## PROMPT:
Pictures are not part of the copy. Give again exactly the lines from the one with "Reproduce this chart with D3.js." to the one with "var y = d3.scaleLinear().domain([0, 100]).range([680, 22]);", inclusive.

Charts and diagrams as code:
···

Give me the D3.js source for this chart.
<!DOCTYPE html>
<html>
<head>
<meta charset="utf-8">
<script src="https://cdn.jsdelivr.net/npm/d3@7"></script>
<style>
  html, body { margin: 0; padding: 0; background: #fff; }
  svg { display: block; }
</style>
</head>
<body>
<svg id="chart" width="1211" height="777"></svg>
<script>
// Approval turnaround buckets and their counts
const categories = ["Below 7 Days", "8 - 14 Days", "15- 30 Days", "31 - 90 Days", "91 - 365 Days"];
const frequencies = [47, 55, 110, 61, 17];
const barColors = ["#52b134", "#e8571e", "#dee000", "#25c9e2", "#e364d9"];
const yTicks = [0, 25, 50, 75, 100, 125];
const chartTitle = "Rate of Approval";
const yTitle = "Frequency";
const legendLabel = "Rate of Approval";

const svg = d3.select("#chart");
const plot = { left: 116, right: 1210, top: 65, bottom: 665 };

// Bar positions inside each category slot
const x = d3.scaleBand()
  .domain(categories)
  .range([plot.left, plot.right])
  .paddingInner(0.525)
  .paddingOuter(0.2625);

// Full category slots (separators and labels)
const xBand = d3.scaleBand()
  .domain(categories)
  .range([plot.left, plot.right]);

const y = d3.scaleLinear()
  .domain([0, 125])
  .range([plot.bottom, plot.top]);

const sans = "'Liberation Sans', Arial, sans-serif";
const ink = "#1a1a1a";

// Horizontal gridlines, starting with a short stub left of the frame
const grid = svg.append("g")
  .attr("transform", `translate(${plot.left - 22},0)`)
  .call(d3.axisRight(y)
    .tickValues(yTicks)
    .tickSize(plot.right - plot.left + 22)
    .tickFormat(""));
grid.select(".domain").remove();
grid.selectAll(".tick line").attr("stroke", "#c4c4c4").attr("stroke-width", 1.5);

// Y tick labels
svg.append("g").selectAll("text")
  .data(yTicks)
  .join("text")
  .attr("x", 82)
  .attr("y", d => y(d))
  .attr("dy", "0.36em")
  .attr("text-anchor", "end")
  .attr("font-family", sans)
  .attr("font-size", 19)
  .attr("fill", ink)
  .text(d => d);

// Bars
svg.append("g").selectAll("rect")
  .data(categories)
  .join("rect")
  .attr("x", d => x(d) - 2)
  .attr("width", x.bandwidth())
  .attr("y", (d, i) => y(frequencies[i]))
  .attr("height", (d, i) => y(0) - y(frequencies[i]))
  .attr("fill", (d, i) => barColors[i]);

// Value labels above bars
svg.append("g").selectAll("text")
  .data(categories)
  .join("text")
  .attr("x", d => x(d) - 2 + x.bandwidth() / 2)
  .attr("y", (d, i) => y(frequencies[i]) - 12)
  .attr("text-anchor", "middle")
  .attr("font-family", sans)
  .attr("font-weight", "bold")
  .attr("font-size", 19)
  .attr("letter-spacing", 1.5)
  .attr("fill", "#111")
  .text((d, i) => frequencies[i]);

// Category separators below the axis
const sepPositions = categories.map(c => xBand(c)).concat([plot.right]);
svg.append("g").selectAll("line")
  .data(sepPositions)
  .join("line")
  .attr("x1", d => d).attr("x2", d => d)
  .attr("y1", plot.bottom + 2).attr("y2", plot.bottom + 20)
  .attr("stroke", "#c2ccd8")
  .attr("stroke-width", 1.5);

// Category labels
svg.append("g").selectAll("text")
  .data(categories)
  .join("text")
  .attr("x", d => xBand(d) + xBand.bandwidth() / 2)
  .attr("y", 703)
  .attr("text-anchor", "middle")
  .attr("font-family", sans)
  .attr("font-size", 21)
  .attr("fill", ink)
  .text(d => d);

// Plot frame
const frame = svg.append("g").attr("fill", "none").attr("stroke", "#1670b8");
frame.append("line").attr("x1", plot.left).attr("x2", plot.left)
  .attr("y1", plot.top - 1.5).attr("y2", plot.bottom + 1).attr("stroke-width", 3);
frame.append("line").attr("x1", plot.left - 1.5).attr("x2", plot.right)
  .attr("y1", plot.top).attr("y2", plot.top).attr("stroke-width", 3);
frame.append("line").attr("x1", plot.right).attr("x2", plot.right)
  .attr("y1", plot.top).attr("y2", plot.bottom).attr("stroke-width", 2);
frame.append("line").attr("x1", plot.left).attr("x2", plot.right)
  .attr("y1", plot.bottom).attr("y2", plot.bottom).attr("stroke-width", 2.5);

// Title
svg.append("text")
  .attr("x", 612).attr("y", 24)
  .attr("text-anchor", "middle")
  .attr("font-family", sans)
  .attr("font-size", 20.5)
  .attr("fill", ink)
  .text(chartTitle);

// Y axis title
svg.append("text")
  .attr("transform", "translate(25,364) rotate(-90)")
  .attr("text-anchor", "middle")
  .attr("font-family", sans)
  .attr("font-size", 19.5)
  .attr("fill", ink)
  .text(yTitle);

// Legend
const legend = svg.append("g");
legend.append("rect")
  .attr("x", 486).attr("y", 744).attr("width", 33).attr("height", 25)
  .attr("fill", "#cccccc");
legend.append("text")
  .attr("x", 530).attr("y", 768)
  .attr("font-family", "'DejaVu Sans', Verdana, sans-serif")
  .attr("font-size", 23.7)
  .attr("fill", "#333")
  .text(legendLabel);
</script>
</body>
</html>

···

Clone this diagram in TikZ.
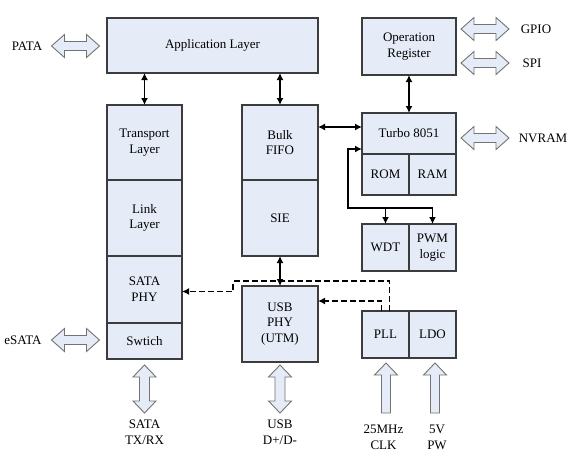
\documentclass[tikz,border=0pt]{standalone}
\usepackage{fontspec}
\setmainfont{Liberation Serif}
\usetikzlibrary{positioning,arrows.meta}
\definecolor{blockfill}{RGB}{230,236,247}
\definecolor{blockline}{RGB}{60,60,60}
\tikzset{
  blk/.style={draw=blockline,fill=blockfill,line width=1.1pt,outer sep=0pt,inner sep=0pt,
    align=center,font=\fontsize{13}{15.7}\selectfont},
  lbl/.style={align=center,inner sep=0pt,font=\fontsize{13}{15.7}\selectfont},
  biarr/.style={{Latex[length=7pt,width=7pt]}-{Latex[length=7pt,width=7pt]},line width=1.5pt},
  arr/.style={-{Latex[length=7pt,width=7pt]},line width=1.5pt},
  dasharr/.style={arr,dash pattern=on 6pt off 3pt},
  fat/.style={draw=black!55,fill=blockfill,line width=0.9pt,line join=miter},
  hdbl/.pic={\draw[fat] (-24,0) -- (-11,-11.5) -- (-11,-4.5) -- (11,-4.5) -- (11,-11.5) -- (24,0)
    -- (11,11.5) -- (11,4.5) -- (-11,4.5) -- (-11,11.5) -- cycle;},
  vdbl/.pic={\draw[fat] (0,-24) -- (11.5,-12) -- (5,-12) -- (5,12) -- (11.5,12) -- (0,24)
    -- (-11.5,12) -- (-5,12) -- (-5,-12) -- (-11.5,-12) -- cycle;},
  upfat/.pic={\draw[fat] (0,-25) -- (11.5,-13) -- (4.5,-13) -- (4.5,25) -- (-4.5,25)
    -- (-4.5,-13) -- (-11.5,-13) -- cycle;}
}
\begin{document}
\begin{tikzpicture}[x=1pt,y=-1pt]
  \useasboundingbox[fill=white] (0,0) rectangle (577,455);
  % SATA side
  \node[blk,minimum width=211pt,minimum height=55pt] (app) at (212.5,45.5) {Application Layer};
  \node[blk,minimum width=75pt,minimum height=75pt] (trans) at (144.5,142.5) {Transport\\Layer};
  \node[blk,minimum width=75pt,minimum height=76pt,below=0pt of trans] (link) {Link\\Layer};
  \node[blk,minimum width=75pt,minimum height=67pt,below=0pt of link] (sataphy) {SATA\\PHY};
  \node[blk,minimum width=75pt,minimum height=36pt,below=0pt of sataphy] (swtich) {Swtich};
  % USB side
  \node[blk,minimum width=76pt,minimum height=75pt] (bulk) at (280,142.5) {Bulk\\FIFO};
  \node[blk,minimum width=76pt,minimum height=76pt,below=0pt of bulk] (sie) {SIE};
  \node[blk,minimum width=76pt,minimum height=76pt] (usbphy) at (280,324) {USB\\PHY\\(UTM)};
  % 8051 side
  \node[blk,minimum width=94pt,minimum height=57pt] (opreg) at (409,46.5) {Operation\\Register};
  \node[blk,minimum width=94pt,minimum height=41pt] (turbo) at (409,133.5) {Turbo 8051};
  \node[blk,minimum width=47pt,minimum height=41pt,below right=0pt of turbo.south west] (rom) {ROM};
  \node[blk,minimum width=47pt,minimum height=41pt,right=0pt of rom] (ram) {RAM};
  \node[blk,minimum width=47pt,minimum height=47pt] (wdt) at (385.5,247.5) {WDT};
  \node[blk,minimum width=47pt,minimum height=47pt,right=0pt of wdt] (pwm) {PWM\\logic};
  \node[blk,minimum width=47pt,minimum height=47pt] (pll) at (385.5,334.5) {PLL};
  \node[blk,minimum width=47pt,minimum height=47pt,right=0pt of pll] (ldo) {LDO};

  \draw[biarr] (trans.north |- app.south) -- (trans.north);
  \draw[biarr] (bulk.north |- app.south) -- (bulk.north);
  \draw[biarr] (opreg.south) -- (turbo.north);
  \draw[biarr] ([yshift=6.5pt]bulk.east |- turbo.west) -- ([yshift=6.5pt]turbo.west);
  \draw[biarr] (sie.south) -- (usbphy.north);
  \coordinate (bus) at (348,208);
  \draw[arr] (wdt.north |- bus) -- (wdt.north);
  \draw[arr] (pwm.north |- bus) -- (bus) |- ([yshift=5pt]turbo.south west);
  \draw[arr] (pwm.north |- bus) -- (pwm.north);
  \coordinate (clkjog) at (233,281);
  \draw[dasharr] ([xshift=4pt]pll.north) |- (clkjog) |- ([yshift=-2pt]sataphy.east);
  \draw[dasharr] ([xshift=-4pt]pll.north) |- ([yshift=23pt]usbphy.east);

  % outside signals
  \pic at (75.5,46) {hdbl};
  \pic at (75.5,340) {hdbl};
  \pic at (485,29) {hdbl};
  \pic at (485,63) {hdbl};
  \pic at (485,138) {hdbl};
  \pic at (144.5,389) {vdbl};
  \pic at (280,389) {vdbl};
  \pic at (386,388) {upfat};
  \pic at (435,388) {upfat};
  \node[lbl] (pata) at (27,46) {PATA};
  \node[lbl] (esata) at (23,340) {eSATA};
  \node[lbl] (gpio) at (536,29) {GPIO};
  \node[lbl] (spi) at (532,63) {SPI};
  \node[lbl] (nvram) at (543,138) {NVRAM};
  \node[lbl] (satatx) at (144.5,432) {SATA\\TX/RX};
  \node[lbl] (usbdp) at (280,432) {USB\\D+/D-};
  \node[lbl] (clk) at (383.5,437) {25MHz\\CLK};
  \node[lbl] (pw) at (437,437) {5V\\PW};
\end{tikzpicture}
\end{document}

···

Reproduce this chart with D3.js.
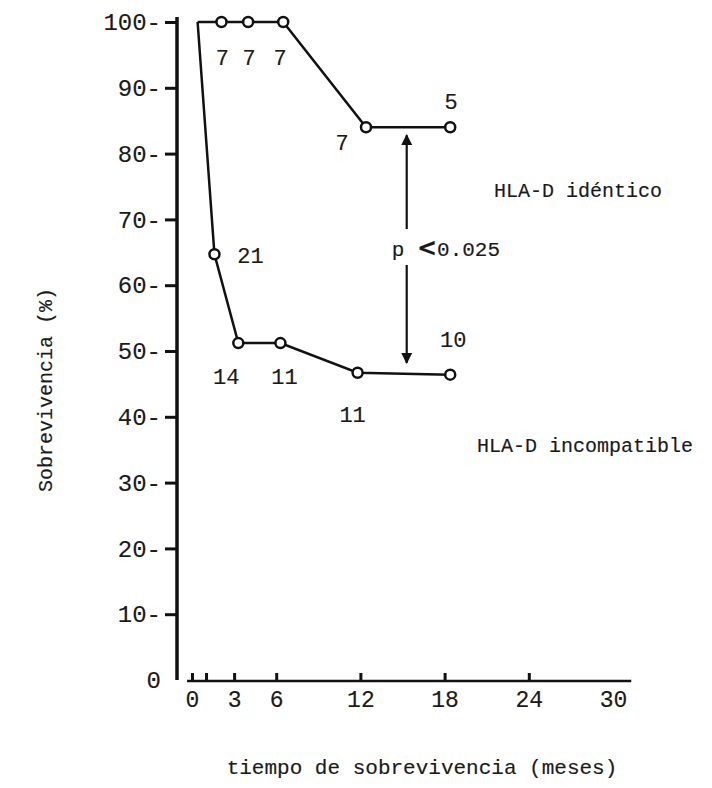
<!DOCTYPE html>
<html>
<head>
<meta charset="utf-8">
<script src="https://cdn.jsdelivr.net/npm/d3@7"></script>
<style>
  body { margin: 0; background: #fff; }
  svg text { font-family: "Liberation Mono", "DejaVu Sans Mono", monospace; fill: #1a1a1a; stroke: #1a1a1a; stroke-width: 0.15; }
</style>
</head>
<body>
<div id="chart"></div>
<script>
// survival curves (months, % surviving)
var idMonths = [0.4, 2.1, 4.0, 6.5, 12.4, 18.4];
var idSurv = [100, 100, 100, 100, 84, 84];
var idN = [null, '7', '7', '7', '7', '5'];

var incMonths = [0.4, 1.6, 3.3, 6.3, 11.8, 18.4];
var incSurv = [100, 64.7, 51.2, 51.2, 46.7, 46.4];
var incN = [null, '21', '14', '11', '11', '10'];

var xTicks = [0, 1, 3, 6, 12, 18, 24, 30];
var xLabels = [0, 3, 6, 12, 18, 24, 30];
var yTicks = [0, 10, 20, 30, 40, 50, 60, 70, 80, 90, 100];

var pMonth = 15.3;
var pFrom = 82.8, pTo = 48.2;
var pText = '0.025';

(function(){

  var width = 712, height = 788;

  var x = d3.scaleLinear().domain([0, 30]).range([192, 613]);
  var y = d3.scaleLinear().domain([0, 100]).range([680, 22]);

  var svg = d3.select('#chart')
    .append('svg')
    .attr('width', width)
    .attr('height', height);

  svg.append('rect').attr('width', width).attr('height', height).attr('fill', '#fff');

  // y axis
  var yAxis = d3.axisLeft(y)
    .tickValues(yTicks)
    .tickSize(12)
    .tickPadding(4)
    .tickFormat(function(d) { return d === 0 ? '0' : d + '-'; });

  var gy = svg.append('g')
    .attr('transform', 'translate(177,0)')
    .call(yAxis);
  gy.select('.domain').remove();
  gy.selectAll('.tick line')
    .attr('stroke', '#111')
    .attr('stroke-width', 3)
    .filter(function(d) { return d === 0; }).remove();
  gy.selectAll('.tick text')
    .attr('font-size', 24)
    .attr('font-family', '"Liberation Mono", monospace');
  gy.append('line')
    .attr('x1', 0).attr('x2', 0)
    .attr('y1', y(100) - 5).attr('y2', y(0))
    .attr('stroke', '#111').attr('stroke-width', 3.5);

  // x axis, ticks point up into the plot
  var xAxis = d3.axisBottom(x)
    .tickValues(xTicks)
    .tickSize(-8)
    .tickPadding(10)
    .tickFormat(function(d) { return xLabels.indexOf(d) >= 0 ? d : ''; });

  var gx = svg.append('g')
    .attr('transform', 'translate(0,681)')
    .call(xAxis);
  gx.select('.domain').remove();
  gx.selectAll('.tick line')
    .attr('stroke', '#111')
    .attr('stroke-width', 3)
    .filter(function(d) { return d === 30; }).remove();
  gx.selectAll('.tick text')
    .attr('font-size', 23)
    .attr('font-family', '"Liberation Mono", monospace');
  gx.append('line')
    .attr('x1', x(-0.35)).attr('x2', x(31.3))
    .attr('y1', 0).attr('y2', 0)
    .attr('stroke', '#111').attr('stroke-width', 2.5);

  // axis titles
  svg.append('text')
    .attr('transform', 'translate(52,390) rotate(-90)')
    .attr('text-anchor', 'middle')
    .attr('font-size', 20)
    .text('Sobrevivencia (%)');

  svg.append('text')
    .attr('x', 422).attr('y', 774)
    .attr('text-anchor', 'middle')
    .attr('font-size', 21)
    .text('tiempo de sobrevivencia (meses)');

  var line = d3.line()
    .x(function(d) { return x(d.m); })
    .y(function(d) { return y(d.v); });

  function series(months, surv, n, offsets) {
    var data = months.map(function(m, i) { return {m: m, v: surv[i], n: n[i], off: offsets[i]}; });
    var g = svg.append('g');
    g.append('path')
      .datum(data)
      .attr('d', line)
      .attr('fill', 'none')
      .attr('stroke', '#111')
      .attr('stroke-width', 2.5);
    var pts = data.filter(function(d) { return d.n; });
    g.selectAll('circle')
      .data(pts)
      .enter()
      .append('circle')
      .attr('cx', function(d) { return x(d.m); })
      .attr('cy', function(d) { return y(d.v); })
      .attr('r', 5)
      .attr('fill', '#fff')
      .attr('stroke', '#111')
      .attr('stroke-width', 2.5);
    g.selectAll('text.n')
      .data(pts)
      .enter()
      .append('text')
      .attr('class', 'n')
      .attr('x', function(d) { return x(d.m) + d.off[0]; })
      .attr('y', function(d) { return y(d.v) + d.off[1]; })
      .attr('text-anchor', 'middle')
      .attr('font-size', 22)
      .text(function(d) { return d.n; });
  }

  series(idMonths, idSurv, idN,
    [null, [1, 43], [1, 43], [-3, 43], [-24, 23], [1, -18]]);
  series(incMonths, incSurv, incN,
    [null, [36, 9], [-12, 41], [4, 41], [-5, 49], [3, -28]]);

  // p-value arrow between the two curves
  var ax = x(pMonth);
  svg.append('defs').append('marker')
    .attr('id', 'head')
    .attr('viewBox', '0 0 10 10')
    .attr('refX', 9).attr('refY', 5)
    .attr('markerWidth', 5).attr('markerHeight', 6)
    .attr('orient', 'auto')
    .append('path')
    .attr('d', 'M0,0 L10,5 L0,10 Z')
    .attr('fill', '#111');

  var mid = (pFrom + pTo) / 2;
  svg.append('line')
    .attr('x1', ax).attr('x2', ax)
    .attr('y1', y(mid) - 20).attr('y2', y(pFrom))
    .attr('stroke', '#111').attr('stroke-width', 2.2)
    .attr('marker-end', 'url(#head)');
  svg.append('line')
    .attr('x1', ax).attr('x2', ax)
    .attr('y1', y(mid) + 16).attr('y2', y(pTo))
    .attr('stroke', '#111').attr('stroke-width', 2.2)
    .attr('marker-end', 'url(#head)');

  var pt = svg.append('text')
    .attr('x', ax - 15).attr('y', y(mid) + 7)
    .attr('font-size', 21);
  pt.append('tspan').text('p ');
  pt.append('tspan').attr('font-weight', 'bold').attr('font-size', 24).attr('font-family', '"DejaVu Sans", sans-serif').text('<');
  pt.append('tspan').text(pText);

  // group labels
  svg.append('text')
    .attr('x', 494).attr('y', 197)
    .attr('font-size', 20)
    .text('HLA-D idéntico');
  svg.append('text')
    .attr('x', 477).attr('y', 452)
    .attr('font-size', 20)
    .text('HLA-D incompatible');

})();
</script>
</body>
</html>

···

## THE COMPLETED TASK:
Reproduce this chart with D3.js.
<!DOCTYPE html>
<html>
<head>
<meta charset="utf-8">
<script src="https://cdn.jsdelivr.net/npm/d3@7"></script>
<style>
  body { margin: 0; background: #fff; }
  svg text { font-family: "Liberation Mono", "DejaVu Sans Mono", monospace; fill: #1a1a1a; stroke: #1a1a1a; stroke-width: 0.15; }
</style>
</head>
<body>
<div id="chart"></div>
<script>
// survival curves (months, % surviving)
var idMonths = [0.4, 2.1, 4.0, 6.5, 12.4, 18.4];
var idSurv = [100, 100, 100, 100, 84, 84];
var idN = [null, '7', '7', '7', '7', '5'];

var incMonths = [0.4, 1.6, 3.3, 6.3, 11.8, 18.4];
var incSurv = [100, 64.7, 51.2, 51.2, 46.7, 46.4];
var incN = [null, '21', '14', '11', '11', '10'];

var xTicks = [0, 1, 3, 6, 12, 18, 24, 30];
var xLabels = [0, 3, 6, 12, 18, 24, 30];
var yTicks = [0, 10, 20, 30, 40, 50, 60, 70, 80, 90, 100];

var pMonth = 15.3;
var pFrom = 82.8, pTo = 48.2;
var pText = '0.025';

(function(){

  var width = 712, height = 788;

  var x = d3.scaleLinear().domain([0, 30]).range([192, 613]);
  var y = d3.scaleLinear().domain([0, 100]).range([680, 22]);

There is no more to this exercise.